_Instructions for the task_
The listing below begins with the first line you should copy; stop after the line containing "let labelGap = [25, 18, 12, 11];", and drop every picture.

_Data segment_

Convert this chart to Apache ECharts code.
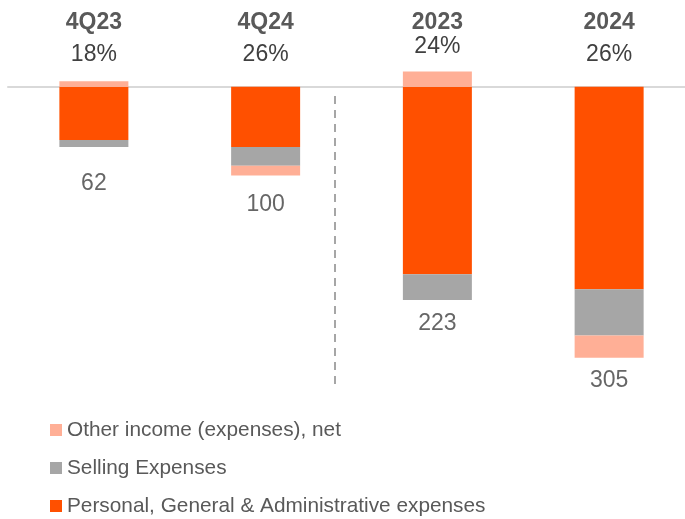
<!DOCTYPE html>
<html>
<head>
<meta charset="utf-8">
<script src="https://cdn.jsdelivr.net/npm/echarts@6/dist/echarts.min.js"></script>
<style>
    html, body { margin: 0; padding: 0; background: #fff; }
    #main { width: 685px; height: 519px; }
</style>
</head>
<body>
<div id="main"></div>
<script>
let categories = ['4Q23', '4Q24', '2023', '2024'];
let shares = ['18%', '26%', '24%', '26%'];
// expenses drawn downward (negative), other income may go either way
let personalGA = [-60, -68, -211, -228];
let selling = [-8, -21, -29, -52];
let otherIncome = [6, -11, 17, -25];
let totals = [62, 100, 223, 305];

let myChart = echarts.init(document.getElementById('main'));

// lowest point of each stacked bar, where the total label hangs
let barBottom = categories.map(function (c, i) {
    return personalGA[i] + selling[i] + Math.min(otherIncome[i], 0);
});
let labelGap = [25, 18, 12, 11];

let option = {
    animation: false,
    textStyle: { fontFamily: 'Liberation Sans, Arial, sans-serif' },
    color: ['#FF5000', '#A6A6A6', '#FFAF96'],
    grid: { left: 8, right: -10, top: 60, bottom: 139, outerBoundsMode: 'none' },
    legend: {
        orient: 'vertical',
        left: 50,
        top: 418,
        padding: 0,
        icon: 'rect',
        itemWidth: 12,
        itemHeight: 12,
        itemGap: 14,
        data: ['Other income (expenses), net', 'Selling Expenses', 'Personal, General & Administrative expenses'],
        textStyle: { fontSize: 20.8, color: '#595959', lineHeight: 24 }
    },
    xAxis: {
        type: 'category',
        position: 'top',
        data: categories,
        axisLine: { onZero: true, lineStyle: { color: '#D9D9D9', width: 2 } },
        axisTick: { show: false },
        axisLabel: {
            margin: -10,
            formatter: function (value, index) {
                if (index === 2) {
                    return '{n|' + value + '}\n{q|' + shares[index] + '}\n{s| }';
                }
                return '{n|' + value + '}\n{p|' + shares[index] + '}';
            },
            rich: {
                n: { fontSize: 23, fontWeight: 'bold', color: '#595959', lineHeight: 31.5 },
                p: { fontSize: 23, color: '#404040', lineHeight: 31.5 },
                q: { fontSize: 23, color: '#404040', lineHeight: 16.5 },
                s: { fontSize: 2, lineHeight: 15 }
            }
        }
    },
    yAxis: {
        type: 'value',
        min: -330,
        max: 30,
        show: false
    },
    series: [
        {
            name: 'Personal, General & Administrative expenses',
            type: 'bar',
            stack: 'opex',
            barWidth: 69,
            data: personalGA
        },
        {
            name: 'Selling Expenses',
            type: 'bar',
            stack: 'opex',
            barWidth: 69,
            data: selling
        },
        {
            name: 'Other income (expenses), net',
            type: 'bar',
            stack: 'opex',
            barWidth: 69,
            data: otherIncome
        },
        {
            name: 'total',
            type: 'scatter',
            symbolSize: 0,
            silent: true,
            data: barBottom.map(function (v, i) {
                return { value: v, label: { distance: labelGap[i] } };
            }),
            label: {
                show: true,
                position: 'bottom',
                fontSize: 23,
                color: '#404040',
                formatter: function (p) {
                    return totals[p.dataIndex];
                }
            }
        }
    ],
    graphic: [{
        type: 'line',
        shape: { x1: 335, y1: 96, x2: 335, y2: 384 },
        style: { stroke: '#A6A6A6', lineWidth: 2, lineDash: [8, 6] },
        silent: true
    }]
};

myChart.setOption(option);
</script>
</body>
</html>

_Exercise output_
Convert this chart to Apache ECharts code.
<!DOCTYPE html>
<html>
<head>
<meta charset="utf-8">
<script src="https://cdn.jsdelivr.net/npm/echarts@6/dist/echarts.min.js"></script>
<style>
    html, body { margin: 0; padding: 0; background: #fff; }
    #main { width: 685px; height: 519px; }
</style>
</head>
<body>
<div id="main"></div>
<script>
let categories = ['4Q23', '4Q24', '2023', '2024'];
let shares = ['18%', '26%', '24%', '26%'];
// expenses drawn downward (negative), other income may go either way
let personalGA = [-60, -68, -211, -228];
let selling = [-8, -21, -29, -52];
let otherIncome = [6, -11, 17, -25];
let totals = [62, 100, 223, 305];

let myChart = echarts.init(document.getElementById('main'));

// lowest point of each stacked bar, where the total label hangs
let barBottom = categories.map(function (c, i) {
    return personalGA[i] + selling[i] + Math.min(otherIncome[i], 0);
});
let labelGap = [25, 18, 12, 11];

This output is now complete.